Use gradient in intermediate step in encoder-decoder

I am trying to reproduce Hamiltonian Generative Networks.

They encode the sequence of images into a latent space z_0 = (p_0, q_0) where p and q are both k-dimensional vectors, corresponding to momentum and position at time t=0. z_0 is then transformed into a scalar value h with another network. Then, they compute z_1 = (p_1, q_1) where p_1 = p_0 - dh/dq_0 and q_1 = q_0 + dh/dp_0. z_1 is then fed to the decoder network and the reconstruction loss is used to train the whole system.

The issue is the following: how can I build a graph in pytorch that uses the gradients of a subset of the network to compute values (in this case p and q) that are used by the rest of the network? Does pytorch allow something like this?

You can calculate (subgraph) gradients during the forward pass. When doing this inside autograd.Function, you can plug precalculated gradients into the outer graph.
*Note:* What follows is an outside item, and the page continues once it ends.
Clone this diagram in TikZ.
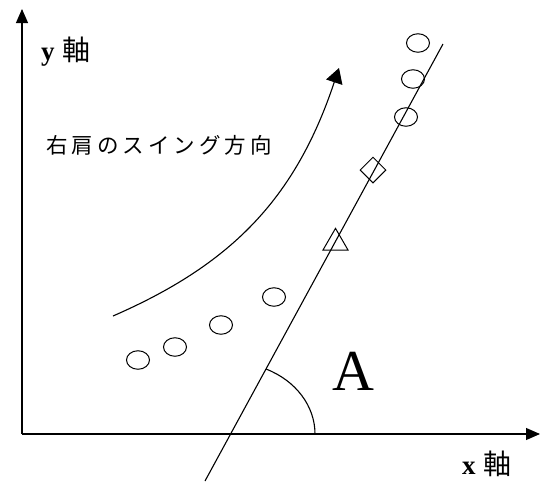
\documentclass[tikz,border=0pt]{standalone}
\usepackage{fontspec}
\setmainfont{Liberation Serif}
\newfontfamily\jp{Noto Sans CJK JP}
\usetikzlibrary{arrows.meta,shapes.geometric}
\newcommand{\jg}{\hspace{4pt}}
\begin{document}
\begin{tikzpicture}[x=1pt,y=-1pt,
  axis/.style={line width=1.1pt,-{Triangle[length=14pt,width=12pt]}},
  thin line/.style={line width=1.1pt},
  mark ellipse/.style={draw,line width=1pt,ellipse,inner sep=0pt,minimum width=23pt,minimum height=18.5pt},
  mark diamond/.style={draw,line width=1pt,diamond,aspect=1,inner sep=0pt,minimum width=26pt,minimum height=26pt},
  mark tri/.style={draw,line width=1pt,regular polygon,regular polygon sides=3,inner sep=0pt,minimum size=28.9pt},
  axlabel/.style={font=\fontsize{27}{30}\selectfont,inner sep=0pt},
  jplabel/.style={font=\jp\fontsize{21.5}{24}\selectfont,inner sep=0pt}]
\useasboundingbox (0,0) rectangle (542,482);
% axes
\coordinate (O) at (22,434);
\coordinate (Ytip) at (22,9);
\coordinate (Xtip) at (540,434);
\draw[axis] (O) -- (Ytip);
\draw[axis] (O) -- (Xtip);
\node[axlabel,anchor=west] (ylab) at (41,52) {\textbf{y}\hspace{8pt}{\jp\fontsize{28}{30}\selectfont 軸}};
\node[axlabel,anchor=west] (xlab) at (462,464) {\textbf{x}\hspace{8pt}{\jp\fontsize{28}{30}\selectfont 軸}};
% regression line
\coordinate (L1) at (205,481);
\coordinate (L2) at (443,44);
\draw[thin line] (L1) -- (L2);
\coordinate (C) at (231,434);
\draw[thin line] (315,434) arc[start angle=0,end angle=-65.4,x radius=84,y radius=71.5];
\node[font=\fontsize{58}{60}\selectfont,anchor=base,inner sep=0pt] (A) at (353,390) {A};
% swing curve
\coordinate (S0) at (113,316);
\coordinate (S1) at (339,68);
\draw[thin line,-{Triangle[length=15pt,width=17pt]}] (S0) .. controls (230,265) and (295,200) .. (S1);
\node[jplabel,anchor=west] (lab) at (46,145) {右\jg 肩\jg の\jg ス\jg イ\jg ン\jg グ\jg 方\jg 向};
% markers on line
\node[mark ellipse] (e1) at (418,43) {};
\node[mark ellipse] (e2) at (413,79) {};
\node[mark ellipse] (e3) at (406,117) {};
\node[mark diamond] (d1) at (373,170) {};
\node[mark tri] (t1) at (335.5,242.8) {};
% lower markers
\node[mark ellipse] (f1) at (138,360) {};
\node[mark ellipse] (f2) at (175,347) {};
\node[mark ellipse] (f3) at (221,325) {};
\node[mark ellipse] (f4) at (274,297) {};
\end{tikzpicture}
\end{document}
Not sure if this will help with your case, but here is an illustrative snippet:

class LpdfGenAsymLaplace(torch.autograd.Function):
	def forward(ctx, x_in, p0, g_in):
		if any(ctx.needs_input_grad):
			with torch.enable_grad():
				x = x_in.detach().requires_grad_()
				g = g_in.detach().requires_grad_()
				lpdf = _pdf(x,p0,g)
				dLpdf_dX, dLpdf_dG = torch.autograd.grad(lpdf, (x,g), torch.ones_like(lpdf), retain_graph=True, create_graph=True)
				ctx.save_for_backward(dLpdf_dX, dLpdf_dG)
				return lpdf
			return _pdf(x_in,p0,g_in)
	def backward(ctx, gr_in):
		dLpdf_dX, dLpdf_dG = ctx.saved_tensors
		return dLpdf_dX * gr_in, None, dLpdf_dG * gr_in